According to a statement by Hoover City Schools Board of Education President Paulette Pearson, she contacted the State Department at the request of the Hoover Board. Pearson’s statement indicates she sought for the Department to conduct an independent investigation of complaints about the work environment at the Central Office.
Pearson wrote these complaints were being spread anonymously and largely through social media.
“Prior to contacting the State Department of Education, we could not find any credible basis for the complaints,” Pearson’s statement reads. “Yet the complaints continued to circulate in a manner seemingly designed to erode public confidence in the operation of the Central Office.”
In the State Department’s review findings, released March 11, State Superintendent’s Office Chief of Staff Dr. Craig Pouncey wrote that the examination focused on work environment and communication skills. Pouncey wrote that reports of pervasive complaints throughout the system are unfounded, as were accusations of employees wanting to walk off their jobs in mass.
“Quite to the contrary, Hoover schools have been able to attract a number of talented applicants for each position vacated,” Pouncey wrote.
Regarding communication in the system, Pouncey investigation findings showed that Hoover is facing challenges regarding student population growth and decreasing state funding.

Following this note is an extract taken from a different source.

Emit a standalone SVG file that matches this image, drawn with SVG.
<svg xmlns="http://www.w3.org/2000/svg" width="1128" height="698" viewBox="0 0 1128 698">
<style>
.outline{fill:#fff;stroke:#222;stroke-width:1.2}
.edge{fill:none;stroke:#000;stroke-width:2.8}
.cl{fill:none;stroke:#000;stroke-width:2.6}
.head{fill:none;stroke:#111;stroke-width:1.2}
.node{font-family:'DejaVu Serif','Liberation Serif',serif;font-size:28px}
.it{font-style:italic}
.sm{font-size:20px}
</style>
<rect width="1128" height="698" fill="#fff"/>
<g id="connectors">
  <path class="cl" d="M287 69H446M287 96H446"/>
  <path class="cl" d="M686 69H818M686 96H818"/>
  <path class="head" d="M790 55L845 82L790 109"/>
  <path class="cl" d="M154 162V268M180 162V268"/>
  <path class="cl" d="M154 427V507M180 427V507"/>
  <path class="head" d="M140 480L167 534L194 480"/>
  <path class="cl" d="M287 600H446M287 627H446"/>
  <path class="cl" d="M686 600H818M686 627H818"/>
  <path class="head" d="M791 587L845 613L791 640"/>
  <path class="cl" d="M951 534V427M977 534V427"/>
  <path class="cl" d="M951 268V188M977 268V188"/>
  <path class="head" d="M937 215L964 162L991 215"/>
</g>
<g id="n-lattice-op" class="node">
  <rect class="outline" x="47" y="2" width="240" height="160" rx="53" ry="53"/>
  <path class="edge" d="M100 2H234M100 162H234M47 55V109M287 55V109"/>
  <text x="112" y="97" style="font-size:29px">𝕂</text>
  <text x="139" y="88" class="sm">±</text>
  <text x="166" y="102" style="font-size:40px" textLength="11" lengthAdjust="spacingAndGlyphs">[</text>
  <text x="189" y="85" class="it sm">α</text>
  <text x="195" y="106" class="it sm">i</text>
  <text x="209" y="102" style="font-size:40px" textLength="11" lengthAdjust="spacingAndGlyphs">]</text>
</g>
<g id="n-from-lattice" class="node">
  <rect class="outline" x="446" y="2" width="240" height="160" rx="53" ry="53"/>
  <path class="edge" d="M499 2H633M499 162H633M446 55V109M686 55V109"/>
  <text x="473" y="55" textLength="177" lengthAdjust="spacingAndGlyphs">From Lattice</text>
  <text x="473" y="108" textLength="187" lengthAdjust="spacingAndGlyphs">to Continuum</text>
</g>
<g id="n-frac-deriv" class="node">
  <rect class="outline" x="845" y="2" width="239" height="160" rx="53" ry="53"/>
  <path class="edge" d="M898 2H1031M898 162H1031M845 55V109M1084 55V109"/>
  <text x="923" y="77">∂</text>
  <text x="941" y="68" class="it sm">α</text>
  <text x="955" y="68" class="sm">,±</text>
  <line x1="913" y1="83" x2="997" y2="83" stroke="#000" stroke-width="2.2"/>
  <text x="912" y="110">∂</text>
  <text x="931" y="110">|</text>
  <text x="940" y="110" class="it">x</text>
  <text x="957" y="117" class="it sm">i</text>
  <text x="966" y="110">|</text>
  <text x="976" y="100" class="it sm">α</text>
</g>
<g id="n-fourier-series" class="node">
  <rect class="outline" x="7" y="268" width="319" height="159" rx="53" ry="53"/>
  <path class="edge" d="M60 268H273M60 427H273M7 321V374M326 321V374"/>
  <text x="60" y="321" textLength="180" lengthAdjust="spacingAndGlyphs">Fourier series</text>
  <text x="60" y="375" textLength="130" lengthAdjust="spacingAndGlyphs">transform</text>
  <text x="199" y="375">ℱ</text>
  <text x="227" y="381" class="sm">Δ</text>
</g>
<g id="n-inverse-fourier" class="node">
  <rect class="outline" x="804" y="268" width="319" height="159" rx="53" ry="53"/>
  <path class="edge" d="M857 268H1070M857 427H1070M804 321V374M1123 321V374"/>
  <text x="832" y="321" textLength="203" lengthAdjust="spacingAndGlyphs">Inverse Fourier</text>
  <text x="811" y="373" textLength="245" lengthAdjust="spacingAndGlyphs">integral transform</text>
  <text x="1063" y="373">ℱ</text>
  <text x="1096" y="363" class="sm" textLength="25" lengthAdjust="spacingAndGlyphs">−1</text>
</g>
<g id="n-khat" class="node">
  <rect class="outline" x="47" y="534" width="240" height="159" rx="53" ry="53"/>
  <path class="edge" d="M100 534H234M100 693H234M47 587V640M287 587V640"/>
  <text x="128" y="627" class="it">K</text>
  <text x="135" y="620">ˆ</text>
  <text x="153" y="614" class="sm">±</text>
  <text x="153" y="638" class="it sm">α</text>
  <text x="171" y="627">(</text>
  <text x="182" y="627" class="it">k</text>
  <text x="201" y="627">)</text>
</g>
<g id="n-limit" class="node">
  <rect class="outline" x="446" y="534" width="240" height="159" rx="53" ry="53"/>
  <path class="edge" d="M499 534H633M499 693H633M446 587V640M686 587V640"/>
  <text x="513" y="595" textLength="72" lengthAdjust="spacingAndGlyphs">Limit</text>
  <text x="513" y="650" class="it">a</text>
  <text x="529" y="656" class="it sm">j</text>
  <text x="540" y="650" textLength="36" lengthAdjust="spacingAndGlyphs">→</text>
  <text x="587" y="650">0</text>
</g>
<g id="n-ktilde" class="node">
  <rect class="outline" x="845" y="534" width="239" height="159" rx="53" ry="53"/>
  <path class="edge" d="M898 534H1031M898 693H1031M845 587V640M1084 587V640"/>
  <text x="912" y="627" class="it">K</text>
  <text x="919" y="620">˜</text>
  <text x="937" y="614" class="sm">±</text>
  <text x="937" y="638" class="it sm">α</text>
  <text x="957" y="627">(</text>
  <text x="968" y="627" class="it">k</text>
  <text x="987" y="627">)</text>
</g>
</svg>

The report does not make a clear suggestion for a remedy in communication.
“The Hoover City School System has had to take an in-depth and long-term look at its current model of operations,” Pouncey’s review findings read. “I have the opportunity to work with all school systems throughout the state, and many of them are doing the same things that Hoover is doing. Anytime this occurs the uncertainty of possible outcomes creates a nervousness among people.”
Pouncey assured the Hoover BOE in the findings that he believes the administrative staff has and will continue to protect the school’s institutional programs and that he is confident decisions put before the board will be well-researched.

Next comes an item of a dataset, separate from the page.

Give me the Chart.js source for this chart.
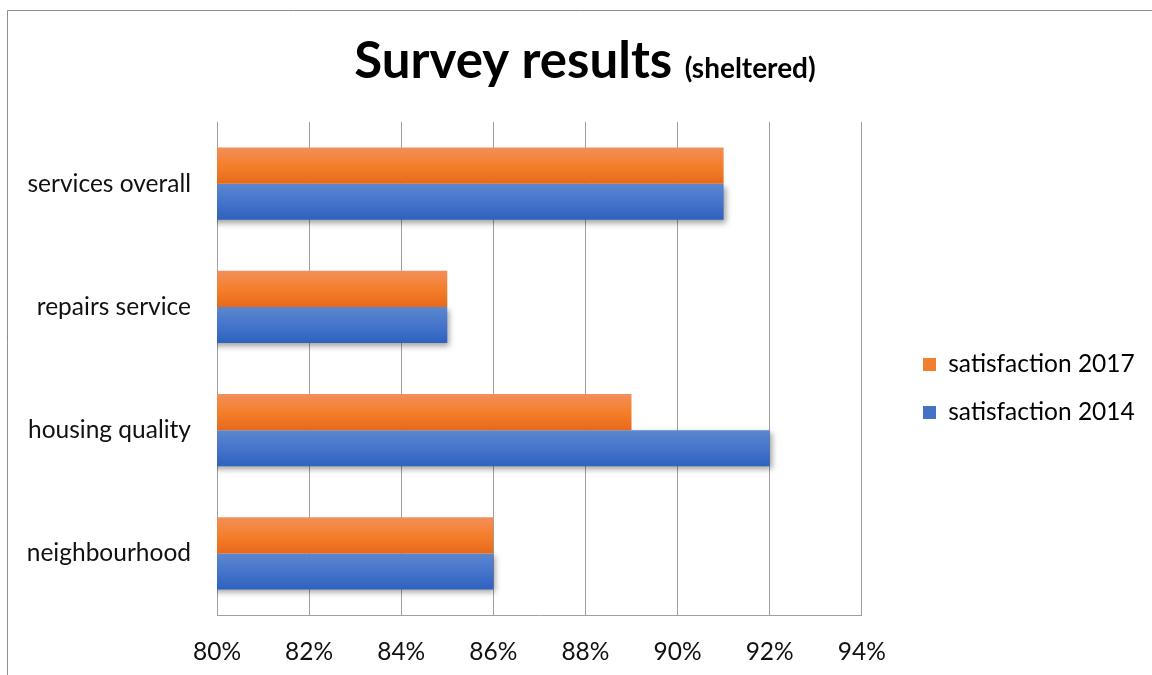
<!DOCTYPE html>
<html>
<head>
<meta charset="utf-8">
<script src="https://cdn.jsdelivr.net/npm/chart.js@4/dist/chart.umd.min.js"></script>
<style>
  html, body { margin: 0; padding: 0; background: #fff; }
  #wrap { width: 1152px; height: 675px; }
</style>
</head>
<body>
<div id="wrap"><canvas id="chart"></canvas></div>
<script>
const categories = ['services overall', 'repairs service', 'housing quality', 'neighbourhood'];
const satisfaction2017 = [91, 85, 89, 86];
const satisfaction2014 = [91, 85, 92, 86];
const seriesNames = ['satisfaction 2017', 'satisfaction 2014'];
const axisMin = 80;
const axisMax = 94;
const axisStep = 2;

const FONT = 'Lato, "Open Sans", sans-serif';
const FONT_SIZE = 24.5;
const CAT_PCT = 0.585;
const LEGEND_PAD = 23.5;

const orangeStops = ['#f38f5b', '#f47f2b', '#e7691b'];
const blueStops = ['#5c86cf', '#4675cb', '#2e62bf'];

// vertical gradient per bar, worked out from the category scale
function barFill(stops, slot) {
  return (ctx) => {
    const chart = ctx.chart;
    const y = chart.scales.y;
    if (!y || ctx.dataIndex === undefined) return stops[1];
    const center = y.getPixelForValue(ctx.dataIndex);
    const band = y.height / categories.length;
    const thick = band * CAT_PCT / 2;
    const top = slot === 0 ? center - thick : center;
    const g = chart.ctx.createLinearGradient(0, top, 0, top + thick);
    g.addColorStop(0, stops[0]);
    g.addColorStop(0.5, stops[1]);
    g.addColorStop(1, stops[2]);
    return g;
  };
}

const frameAndTitle = {
  id: 'frameAndTitle',
  afterLayout(chart) {
    // legend sits further right of the plot than the default box allows
    const lg = chart.legend;
    if (!lg) return;
    const w = lg.width, h = lg.height;
    lg.left = 923 - LEGEND_PAD;
    lg.right = lg.left + w;
    lg.top -= 10;
    lg.bottom = lg.top + h;
  },
  beforeDraw(chart) {
    const c = chart.ctx;
    c.save();
    c.strokeStyle = '#8e8e8e';
    c.lineWidth = 1;
    c.beginPath();
    c.moveTo(7.5, 675);
    c.lineTo(7.5, 10.5);
    c.lineTo(1152, 10.5);
    c.stroke();

    const big = 'bold 51px ' + FONT;
    const small = 'bold 28px ' + FONT;
    const t1 = 'Survey results ';
    const t2 = '(sheltered)';
    c.font = big;
    const w1 = c.measureText(t1).width;
    c.font = small;
    const w2 = c.measureText(t2).width;
    const x = 585 - (w1 + w2) / 2;
    c.fillStyle = '#000';
    c.textBaseline = 'alphabetic';
    c.textAlign = 'left';
    c.font = big;
    c.fillText(t1, x, 78);
    c.font = small;
    c.fillText(t2, x + w1, 78);
    c.restore();
  },
  beforeDatasetDraw(chart, args) {
    const c = chart.ctx;
    c.save();
    if (args.index === 1) {
      c.shadowColor = 'rgba(0,0,0,0.38)';
      c.shadowBlur = 6;
      c.shadowOffsetX = 2;
      c.shadowOffsetY = 3;
    }
  },
  afterDatasetDraw(chart) {
    chart.ctx.restore();
  }
};

new Chart(document.getElementById('chart'), {
  type: 'bar',
  data: {
    labels: categories,
    datasets: [{
      label: seriesNames[0],
      data: satisfaction2017,
      backgroundColor: barFill(orangeStops, 0),
      categoryPercentage: CAT_PCT,
      barPercentage: 1
    }, {
      label: seriesNames[1],
      data: satisfaction2014,
      backgroundColor: barFill(blueStops, 1),
      categoryPercentage: CAT_PCT,
      barPercentage: 1
    }]
  },
  options: {
    indexAxis: 'y',
    responsive: true,
    maintainAspectRatio: false,
    animation: false,
    layout: { padding: { top: 122, right: 45, bottom: 0, left: 0 } },
    plugins: {
      title: { display: false },
      tooltip: { enabled: false },
      legend: {
        position: 'right',
        labels: {
          font: { family: FONT, size: FONT_SIZE },
          color: '#111',
          boxWidth: 13,
          boxHeight: 13,
          padding: LEGEND_PAD,
          generateLabels: () => [
            { text: seriesNames[0], fillStyle: '#f07f32', strokeStyle: '#f07f32', lineWidth: 0, datasetIndex: 0 },
            { text: seriesNames[1], fillStyle: '#4472c4', strokeStyle: '#4472c4', lineWidth: 0, datasetIndex: 1 }
          ]
        }
      }
    },
    scales: {
      x: {
        min: axisMin,
        max: axisMax,
        ticks: {
          stepSize: axisStep,
          padding: 22,
          color: '#111',
          font: { family: FONT, size: FONT_SIZE },
          callback: (v) => v + '%'
        },
        grid: { color: '#a0a0a0', drawTicks: false, tickLength: 0 },
        border: { display: true, color: '#a0a0a0' },
        afterFit: (s) => { s.height = 60; }
      },
      y: {
        ticks: {
          padding: 26,
          color: '#111',
          font: { family: FONT, size: FONT_SIZE }
        },
        grid: { display: false, drawTicks: false, tickLength: 0 },
        border: { display: true, color: '#a0a0a0' },
        afterFit: (s) => { s.width = 217; }
      }
    }
  },
  plugins: [frameAndTitle]
});
</script>
</body>
</html>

He also commended the Hoover BOE and Chief School Financial Officer Cathy Antee for their commitment to go through a 10-year strategic planning process.

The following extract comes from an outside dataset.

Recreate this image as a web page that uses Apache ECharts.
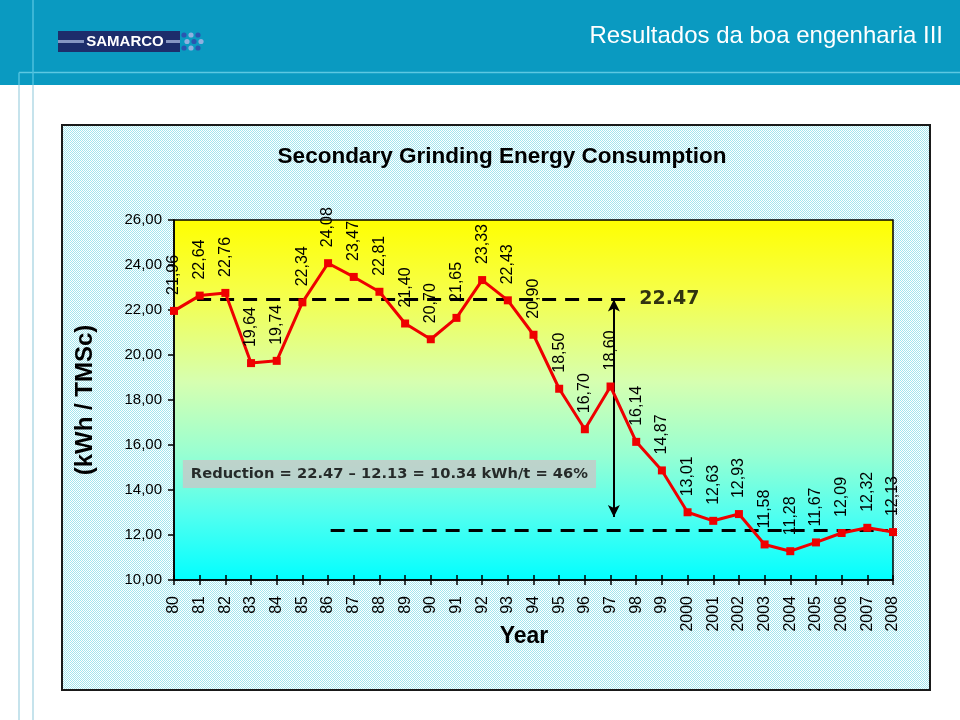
<!DOCTYPE html>
<html>
<head>
<meta charset="utf-8">
<script src="https://cdn.jsdelivr.net/npm/echarts@6/dist/echarts.min.js"></script>
<style>
  html, body { margin: 0; padding: 0; background: #ffffff; }
  #chart { width: 960px; height: 720px; }
</style>
</head>
<body>
<div id="chart"></div>
<script>
// ---------------- data ----------------
const categories = ['80','81','82','83','84','85','86','87','88','89','90','91','92','93','94','95','96','97','98','99',
  '2000','2001','2002','2003','2004','2005','2006','2007','2008'];
const consumption = [21.96, 22.64, 22.76, 19.64, 19.74, 22.34, 24.08, 23.47, 22.81, 21.40, 20.70, 21.65, 23.33, 22.43,
  20.90, 18.50, 16.70, 18.60, 16.14, 14.87, 13.01, 12.63, 12.93, 11.58, 11.28, 11.67, 12.09, 12.32, 12.13];
const yTickValues = [10, 12, 14, 16, 18, 20, 22, 24, 26];
const yTickLabels = ['10,00', '12,00', '14,00', '16,00', '18,00', '20,00', '22,00', '24,00', '26,00'];
const levelBefore = 22.47;
const levelAfter = 12.2;
const levelBeforeText = '22.47';
const reductionText = 'Reduction = 22.47 \u2013 12.13 = 10.34 kWh/t = 46%';
const chartTitle = 'Secondary Grinding Energy Consumption';
const slideTitle = 'Resultados da boa engenharia III';
const yAxisTitle = '(kWh / TMSc)';
const xAxisTitle = 'Year';

// ---------------- styles ----------------
const FONT = '"Liberation Sans", Arial, sans-serif';
const BOLDFONT2 = '"DejaVu Sans", Verdana, sans-serif';

const pc = document.createElement('canvas');
pc.width = 2; pc.height = 2;
const pctx = pc.getContext('2d');
pctx.fillStyle = '#ffffff'; pctx.fillRect(0, 0, 2, 2);
pctx.fillStyle = '#a2e6ee'; pctx.fillRect(0, 0, 1, 1); pctx.fillRect(1, 1, 1, 1);

const chart = echarts.init(document.getElementById('chart'), null, { renderer: 'canvas' });

const fmtLabel = v => v.toFixed(2).replace('.', ',');

// logo dots
const logoDots = [];
const dotCols = [184, 191, 198];
const dotRows = [35, 41.5, 48];
dotCols.forEach((cx, i) => dotRows.forEach((cy, j) => {
  logoDots.push({ type: 'circle', shape: { cx: cx + (j % 2 ? 3 : 0), cy: cy, r: 2.6 },
    style: { fill: (i + j) % 2 ? '#8fb0e0' : '#2a56b0' }, z: 5 });
}));

const option = {
  animation: false,
  backgroundColor: '#ffffff',
  graphic: [
    // slide header
    { type: 'rect', shape: { x: 0, y: 0, width: 960, height: 85 }, style: { fill: '#0a9ac1' }, z: -20 },
    { type: 'line', shape: { x1: 19, y1: 72.5, x2: 960, y2: 72.5 }, style: { stroke: '#5cc8e2', lineWidth: 1.5 }, z: -19 },
    { type: 'line', shape: { x1: 33, y1: 0, x2: 33, y2: 85 }, style: { stroke: '#4cbfdc', lineWidth: 1.5 }, z: -19 },
    { type: 'line', shape: { x1: 19, y1: 72.5, x2: 19, y2: 85 }, style: { stroke: '#4cbfdc', lineWidth: 1.5 }, z: -19 },
    { type: 'line', shape: { x1: 33, y1: 85, x2: 33, y2: 720 }, style: { stroke: '#c6e3ec', lineWidth: 2 }, z: -19 },
    { type: 'line', shape: { x1: 19, y1: 85, x2: 19, y2: 720 }, style: { stroke: '#c6e3ec', lineWidth: 2 }, z: -19 },
    // logo
    { type: 'rect', shape: { x: 58, y: 31, width: 122, height: 21 }, style: { fill: '#1d2d6b' }, z: 4 },
    { type: 'rect', shape: { x: 58, y: 40, width: 26, height: 3 }, style: { fill: '#8796c2' }, z: 4 },
    { type: 'rect', shape: { x: 166, y: 40, width: 14, height: 3 }, style: { fill: '#8796c2' }, z: 4 },
    { type: 'text', x: 125, y: 42, style: { text: 'SAMARCO', fill: '#ffffff', font: 'bold 15px ' + FONT, textAlign: 'center', textVerticalAlign: 'middle' }, z: 6 },
    ...logoDots,
    { type: 'text', x: 943, y: 36, style: { text: slideTitle, fill: '#ffffff', font: '24px ' + FONT, textAlign: 'right', textVerticalAlign: 'middle' }, z: 6 },
    // chart box
    { type: 'rect', shape: { x: 62, y: 125, width: 868, height: 565 },
      style: { fill: { image: pc, repeat: 'repeat' }, stroke: '#1a1a1a', lineWidth: 2 }, z: -10 },
    { type: 'text', x: 502, y: 157, style: { text: chartTitle, fill: '#000000', font: 'bold 22.5px ' + FONT, textAlign: 'center', textVerticalAlign: 'middle' }, z: 6 },
    { type: 'text', x: 524, y: 637, style: { text: xAxisTitle, fill: '#000000', font: 'bold 23px ' + FONT, textAlign: 'center', textVerticalAlign: 'middle' }, z: 6 }
  ],
  grid: {
    left: 174, right: 67, top: 220, bottom: 140,
    show: true,
    borderColor: '#000000', borderWidth: 1.5,
    backgroundColor: {
      type: 'linear', x: 0, y: 0, x2: 0, y2: 1,
      colorStops: [
        { offset: 0, color: '#ffff00' },
        { offset: 0.2, color: '#f6ff48' },
        { offset: 0.45, color: '#d6ffb0' },
        { offset: 0.65, color: '#98ffd2' },
        { offset: 0.82, color: '#50fff0' },
        { offset: 1, color: '#00ffff' }
      ]
    }
  },
  xAxis: [
    {
      type: 'category', data: categories, boundaryGap: false,
      axisLine: { lineStyle: { color: '#000000', width: 1.5 } },
      axisTick: { show: true, length: 5, lineStyle: { color: '#000000', width: 1.5 } },
      axisLabel: { rotate: 90, margin: 16, color: '#000000', fontSize: 16, fontFamily: FONT, interval: 0 },
      splitLine: { show: false }
    },
    {
      type: 'value', min: 0, max: 28, interval: 1, position: 'bottom',
      axisLine: { show: false },
      axisTick: { show: true, inside: true, length: 5, lineStyle: { color: '#000000', width: 1.5 } },
      axisLabel: { show: false },
      splitLine: { show: false }
    }
  ],
  yAxis: {
    type: 'value', min: 10, max: 26, interval: 2,
    name: yAxisTitle, nameLocation: 'middle', nameGap: 77, nameRotate: 90,
    nameTextStyle: { color: '#000000', fontSize: 24, fontWeight: 'bold', fontFamily: FONT },
    axisLine: { show: true, lineStyle: { color: '#000000', width: 1.5 } },
    axisTick: { show: true, length: 6, lineStyle: { color: '#000000', width: 1.5 } },
    axisLabel: { margin: 12, color: '#000000', fontSize: 15, fontFamily: FONT,
      formatter: v => yTickLabels[yTickValues.indexOf(v)] },
    splitLine: { show: false }
  },
  series: [
    {
      type: 'line', xAxisIndex: 1,
      data: [[0.9, levelBefore], [17.68, levelBefore]],
      symbol: 'none', silent: true,
      lineStyle: { color: '#000000', width: 3, type: [14, 9] },
      z: 3
    },
    {
      type: 'line', xAxisIndex: 1,
      data: [[6.1, levelAfter], [27.8, levelAfter]],
      symbol: 'none', silent: true,
      lineStyle: { color: '#000000', width: 3, type: [14, 9] },
      z: 3,
      markLine: {
        silent: true,
        symbol: ['arrow', 'arrow'], symbolSize: [9, 12],
        label: { show: false },
        lineStyle: { color: '#000000', width: 2, type: 'solid' },
        data: [[{ coord: [17.13, levelBefore] }, { coord: [17.13, 12.8] }]]
      }
    },
    {
      type: 'line', xAxisIndex: 0,
      data: consumption,
      symbol: 'rect', symbolSize: 8,
      itemStyle: { color: '#ee0000' },
      lineStyle: { color: '#ee0000', width: 3 },
      z: 5,
      label: {
        show: true, position: 'top', distance: 12, rotate: 90,
        align: 'left', verticalAlign: 'middle',
        color: '#000000', fontSize: 16, fontFamily: FONT,
        formatter: p => fmtLabel(p.value)
      }
    },
    {
      type: 'scatter', xAxisIndex: 1,
      data: [[18.1, levelBefore]],
      symbolSize: 1, itemStyle: { color: 'rgba(0,0,0,0)' }, silent: true, z: 6,
      label: {
        show: true, position: 'right', distance: 0,
        color: '#000000', fontSize: 19, fontWeight: 'bold', fontFamily: BOLDFONT2,
        formatter: () => levelBeforeText
      }
    },
    {
      type: 'scatter', xAxisIndex: 1,
      data: [[8.39, 14.71]],
      symbolSize: 1, itemStyle: { color: 'rgba(0,0,0,0)' }, silent: true, z: 6,
      label: {
        show: true, position: 'inside',
        backgroundColor: '#c8c8c8', padding: [7, 8, 6, 8],
        color: '#000000', fontSize: 14.7, fontWeight: 'bold', fontFamily: BOLDFONT2,
        formatter: () => reductionText
      }
    }
  ]
};

chart.setOption(option);
</script>
</body>
</html>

“Very few systems even have a need to have that depth of understanding,” Pouncey wrote.
Pearson reported she was “heartened and encouraged” by the State’s report.
“We are grateful for the time and effort Dr. Pouncey and his staff expended to clarify issues that were dis-serving our school district,” she wrote.
However, the findings conclude with a message from Pouncey that seemingly advises the Board to show additional appreciation for its employees.
“In closing, our interviews overwhelmingly supported that the vast majority of the employees feel like they are treated with respect, and that they can express their opinions even if they differ from their supervisor. They agree that when a decision is final, it is final. Furthermore, we found no attempt to micromanage staff. Employees expressed the ability to exercise decision-making responsibilities within their job duties.
“With all of this said, that does not mean that school administrators and the board shouldn't look for additional ways to express appreciation to employees. They have been subjected to some very difficult times over the last three or four years due to a lack of state support and the implementation of new standards and assessments. I know that the board is focused on these challenges, and I am confident in your continued success.”